(Task statement) Provide only the number of lines in the listing that contain the string "this".
+++++
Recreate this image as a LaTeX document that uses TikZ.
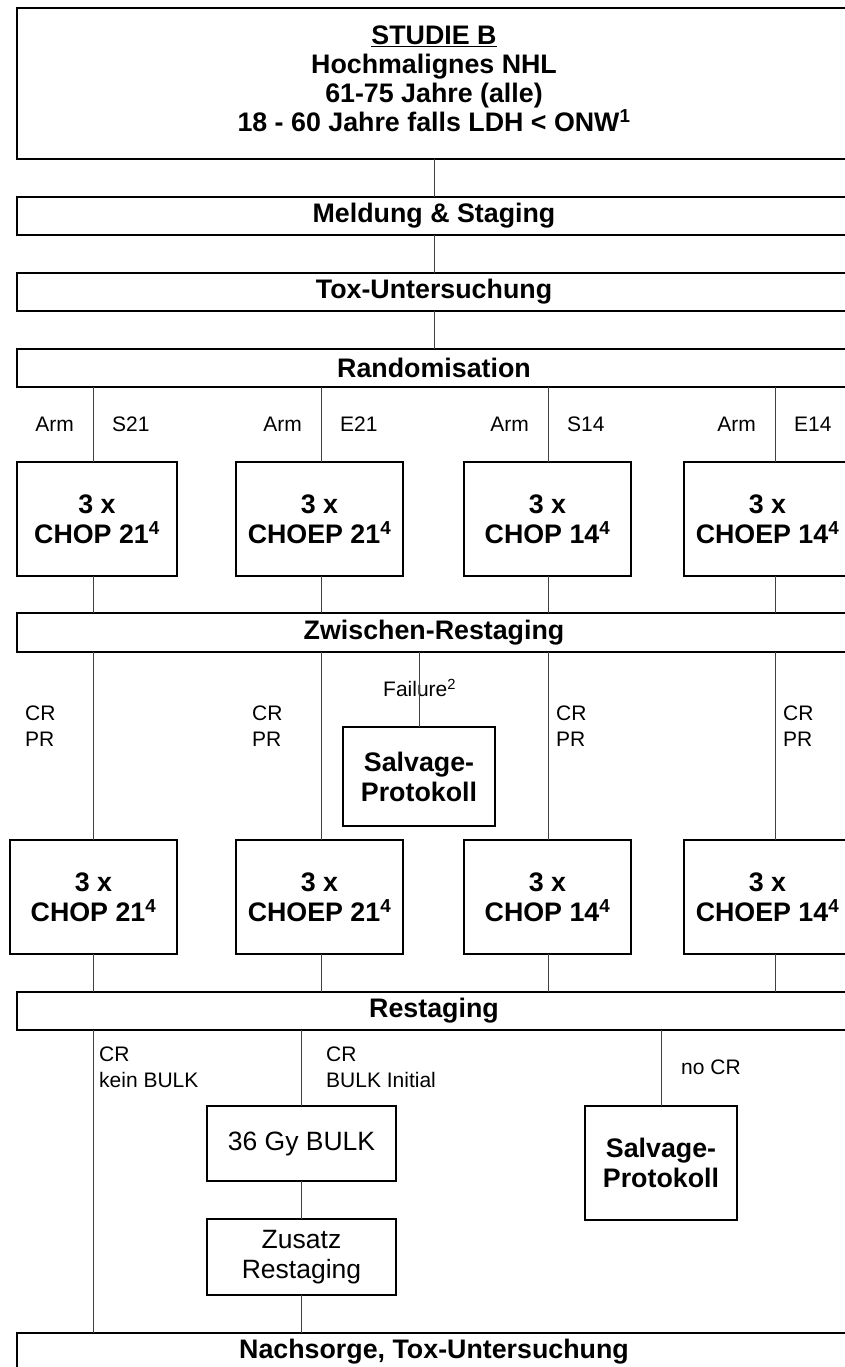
\documentclass[tikz,border=0pt]{standalone}
\usepackage{fontspec}
\setmainfont{Liberation Sans}
\begin{document}
\begin{tikzpicture}[x=1pt,y=-1pt,
  box/.style={draw=black, line width=1.6pt, inner sep=0pt, outer sep=0pt, align=center,
              font=\bfseries\fontsize{26.8}{30}\selectfont},
  bar/.style={box, minimum width=834pt, minimum height=38pt},
  chemo/.style={box, minimum width=167pt, minimum height=114pt},
  salvage/.style={box, minimum width=152pt},
  plainbox/.style={box, font=\fontsize{26.5}{30}\selectfont, minimum width=189pt},
  lbl/.style={inner sep=0pt, align=left, font=\fontsize{21}{26}\selectfont},
  title/.style={inner sep=0pt, align=center, font=\bfseries\fontsize{26.8}{29}\selectfont},
  link/.style={draw=black!75, line width=0.9pt}]

\useasboundingbox (0,0) rectangle (845,1367);
\clip (0,0) rectangle (845,1367);

% column positions of the four arms
\coordinate (k1) at (93,0);
\coordinate (k2) at (321,0);
\coordinate (k3) at (548,0);
\coordinate (k4) at (775,0);

% full-width stages
\node[box, minimum width=834pt, minimum height=151pt] (top) at (434,83.5) {};
\node[title] (toptext) at (434,78.5)
  {\underline{STUDIE B}\\Hochmalignes NHL\\61-75 Jahre (alle)\\18 - 60 Jahre falls LDH < ONW\textsuperscript{1}};
\node[bar] (meld) at (434,216) {Meldung \& Staging};
\node[bar] (tox)  at (434,292) {Tox-Untersuchung};
\node[bar] (rand) at (434,368) {Randomisation};
\node[bar, minimum height=39pt] (zw) at (434,632.5) {Zwischen-Restaging};
\node[bar] (rest) at (434,1011) {Restaging};
\node[bar] (nach) at (434,1352) {Nachsorge, Tox-Untersuchung};

% first three cycles
\node[chemo, minimum width=160pt] (a1) at (97,519)    {3 x\\CHOP 21\textsuperscript{4}};
\node[chemo] (a2) at (319.5,519) {3 x\\CHOEP 21\textsuperscript{4}};
\node[chemo] (a3) at (547.5,519) {3 x\\CHOP 14\textsuperscript{4}};
\node[chemo] (a4) at (767.5,519) {3 x\\CHOEP 14\textsuperscript{4}};

% second three cycles
\node[chemo] (d1) at (93.5,897)  {3 x\\CHOP 21\textsuperscript{4}};
\node[chemo] (d2) at (319.5,897) {3 x\\CHOEP 21\textsuperscript{4}};
\node[chemo] (d3) at (547.5,897) {3 x\\CHOP 14\textsuperscript{4}};
\node[chemo] (d4) at (767.5,897) {3 x\\CHOEP 14\textsuperscript{4}};

% salvage and radiotherapy
\node[salvage, minimum height=99pt] (salv1) at (419,776.5) {Salvage-\\Protokoll};
\node[plainbox, minimum height=75pt] (bulk) at (301.5,1143.5) {36 Gy BULK};
\node[plainbox, minimum height=76pt] (zus) at (301.5,1257) {Zusatz\\Restaging};
\node[salvage, minimum height=114pt] (salv2) at (661,1163) {Salvage-\\Protokoll};

% arm labels
\node[lbl, anchor=east] (arm1) at (74,424)  {Arm};
\node[lbl, anchor=west] (s21)  at (112,424) {S21};
\node[lbl, anchor=east] (arm2) at (302,424) {Arm};
\node[lbl, anchor=west] (e21)  at (340,424) {E21};
\node[lbl, anchor=east] (arm3) at (529,424) {Arm};
\node[lbl, anchor=west] (s14)  at (567,424) {S14};
\node[lbl, anchor=east] (arm4) at (756,424) {Arm};
\node[lbl, anchor=west] (e14)  at (794,424) {E14};

% response labels after interim restaging
\node[lbl, anchor=west] (r1) at (25,726)  {CR\\PR};
\node[lbl, anchor=west] (r2) at (252,726) {CR\\PR};
\node[lbl, anchor=west] (r3) at (556,726) {CR\\PR};
\node[lbl, anchor=west] (r4) at (783,726) {CR\\PR};
\node[lbl, anchor=west] (fail) at (383,688) {Failure\textsuperscript{2}};

% response labels after final restaging
\node[lbl, anchor=west] (q1) at (99,1067)  {CR\\kein BULK};
\node[lbl, anchor=west] (q2) at (326,1067) {CR\\BULK Initial};
\node[lbl, anchor=west] (q3) at (681,1067) {no CR};

% connectors
\draw[link] (top.south)  -- (meld.north);
\draw[link] (meld.south) -- (tox.north);
\draw[link] (tox.south)  -- (rand.north);
\foreach \i in {1,2,3,4}{
  \draw[link] (rand.south -| k\i) -- (a\i.north -| k\i);
  \draw[link] (a\i.south -| k\i)  -- (zw.north -| k\i);
  \draw[link] (zw.south -| k\i)   -- (d\i.north -| k\i);
  \draw[link] (d\i.south -| k\i)  -- (rest.north -| k\i);
}
\draw[link] (zw.south -| salv1) -- (salv1.north);
\draw[link] (rest.south -| k1) -- (nach.north -| k1);
\draw[link] (rest.south -| bulk) -- (bulk.north);
\draw[link] (bulk.south) -- (zus.north);
\draw[link] (zus.south) -- (nach.north -| zus);
\draw[link] (rest.south -| salv2) -- (salv2.north);
\end{tikzpicture}
\end{document}
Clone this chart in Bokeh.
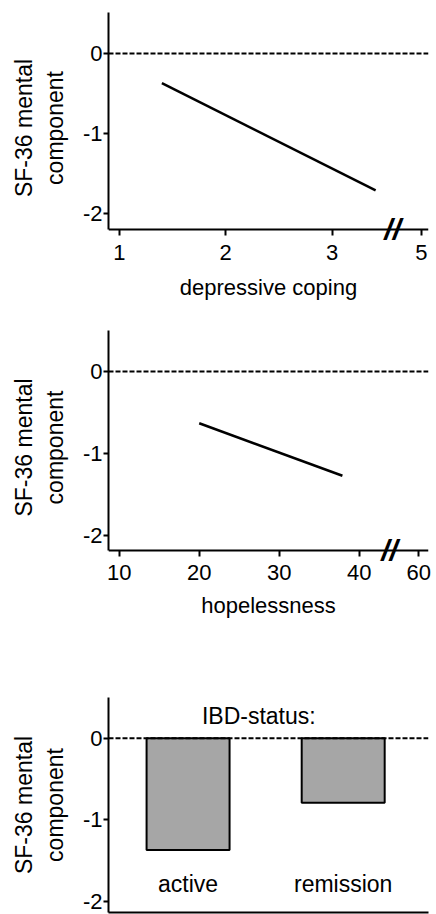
from bokeh.plotting import figure
from bokeh.layouts import column
from bokeh.models import Span, Label, FixedTicker, ColumnDataSource, LinearAxis
from bokeh.embed import file_html
from bokeh.resources import INLINE
from bokeh.core.properties import value

# ---------------- data ----------------
y_ticks = [-2, -1, 0]
y_tick_labels = ["-2", "-1", "0"]
y_label = "SF-36 mental\ncomponent"

coping_ticks = [1, 2, 3, 5]
coping_x = [1.4, 3.41]
coping_y = [-0.37, -1.71]

hope_ticks = [10, 20, 30, 40, 60]
hope_x = [20.0, 37.9]
hope_y = [-0.63, -1.27]

status_title = "IBD-status:"
status = ["active", "remission"]
status_vals = [-1.37, -0.79]

FONT = "Liberation Sans"
TICK_FS = "22px"
LABEL_FS = "22px"


def style_axis(ax):
    ax.axis_line_width = 2
    ax.axis_line_color = "black"
    ax.major_tick_line_width = 2
    ax.major_tick_line_color = "black"
    ax.major_tick_in = 0
    ax.major_tick_out = 6
    ax.minor_tick_line_color = None
    ax.major_label_text_font = FONT
    ax.major_label_text_font_size = TICK_FS
    ax.major_label_text_color = "black"
    ax.axis_label_text_font = FONT
    ax.axis_label_text_font_size = LABEL_FS
    ax.axis_label_text_font_style = "normal"
    ax.axis_label_text_color = "black"


def base_style(p):
    p.background_fill_color = "white"
    p.border_fill_color = "white"
    p.outline_line_color = None
    p.xgrid.visible = False
    p.ygrid.visible = False
    style_axis(p.xaxis[0])
    style_axis(p.yaxis[0])
    p.yaxis[0].ticker = FixedTicker(ticks=y_ticks)
    p.yaxis[0].major_label_overrides = {t: s for t, s in zip(y_ticks, y_tick_labels)}
    p.yaxis[0].major_label_standoff = 1
    p.yaxis[0].major_tick_out = 5
    p.yaxis[0].axis_label = y_label
    p.yaxis[0].axis_label_text_font_size = "23px"
    p.yaxis[0].axis_label_standoff = 12
    p.add_layout(Span(location=0, dimension="width", line_color="black",
                      line_width=2, line_dash="5 2"))


def broken_x_axis(p, ticks, last_pos, y_axis_pos, y_top, brk_x, label,
                  label_standoff, tick_standoff):
    """Axis line + ticks drawn inside the frame at y_axis_pos (so the break
    mark can straddle it); tick labels and title on a second, line-less axis."""
    pos = [float(t) for t in ticks[:-1]] + [last_pos]
    overrides = {pos[i]: str(ticks[i]) for i in range(len(ticks))}
    main = p.xaxis[0]
    main.fixed_location = y_axis_pos
    main.ticker = FixedTicker(ticks=pos)
    main.major_label_text_font_size = "0px"
    main.major_label_text_color = None
    p.yaxis[0].bounds = (y_axis_pos, y_top)

    lab = LinearAxis(ticker=FixedTicker(ticks=pos))
    style_axis(lab)
    lab.axis_line_color = None
    lab.major_tick_line_color = None
    lab.major_tick_out = 0
    lab.major_label_standoff = tick_standoff
    lab.major_label_overrides = overrides
    lab.axis_label = label
    lab.axis_label_standoff = label_standoff
    p.add_layout(lab, "below")

    p.add_layout(Label(x=brk_x, y=y_axis_pos, text="//", text_font=FONT,
                       text_font_size="30px", text_font_style="bold italic",
                       text_align="center", text_baseline="middle",
                       text_color="black"))


# ---------------- panel 1: depressive coping ----------------
p1 = figure(width=436, height=309, x_range=(0.898, 3.907), y_range=(-2.375, 0.5125),
            min_border_left=103, min_border_right=8, min_border_top=12, min_border_bottom=66,
            output_backend="svg", toolbar_location=None)
base_style(p1)
broken_x_axis(p1, coping_ticks, 3.84, -2.2, 0.5125, 3.57, "depressive coping",
              label_standoff=12, tick_standoff=1)
p1.line(coping_x, coping_y, line_color="black", line_width=2.5)

# ---------------- panel 2: hopelessness ----------------
p2 = figure(width=436, height=318, x_range=(8.66, 48.66), y_range=(-2.351, 0.5),
            min_border_left=105, min_border_right=3, min_border_top=21, min_border_bottom=63,
            output_backend="svg", toolbar_location=None)
base_style(p2)
broken_x_axis(p2, hope_ticks, 47.44, -2.18, 0.5, 43.8, "hopelessness",
              label_standoff=10, tick_standoff=0)
p2.line(hope_x, hope_y, line_color="black", line_width=2.5)

# ---------------- panel 3: IBD status ----------------
bar_x = [i + 1 for i in range(len(status))]
src = ColumnDataSource(data=dict(x=bar_x, val=status_vals, name=status,
                                 ly=[-1.79] * len(status)))
p3 = figure(width=436, height=287, x_range=(0.487, 2.55), y_range=(-2.138, 0.5),
            min_border_left=108, min_border_right=0, min_border_top=70, min_border_bottom=2,
            output_backend="svg", toolbar_location=None)
base_style(p3)
p3.xaxis[0].ticker = FixedTicker(ticks=[])
p3.xaxis[0].major_tick_line_color = None
p3.vbar(x="x", top=0, bottom="val", width=0.535, source=src,
        fill_color="#a6a6a6", line_color="black", line_width=2)
p3.text(x="x", y="ly", text="name", source=src, text_font=value(FONT),
        text_font_size="23px", text_align="center", text_baseline="middle",
        text_color="black")
p3.add_layout(Label(x=1.456, y=0.27, text=status_title, text_font=FONT,
                    text_font_size="23px", text_align="center", text_baseline="middle",
                    text_color="black"))

layout = column(p1, p2, p3, spacing=0)
open("out.html", "w").write(file_html(layout, INLINE))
+++++
(Answer for the task) 2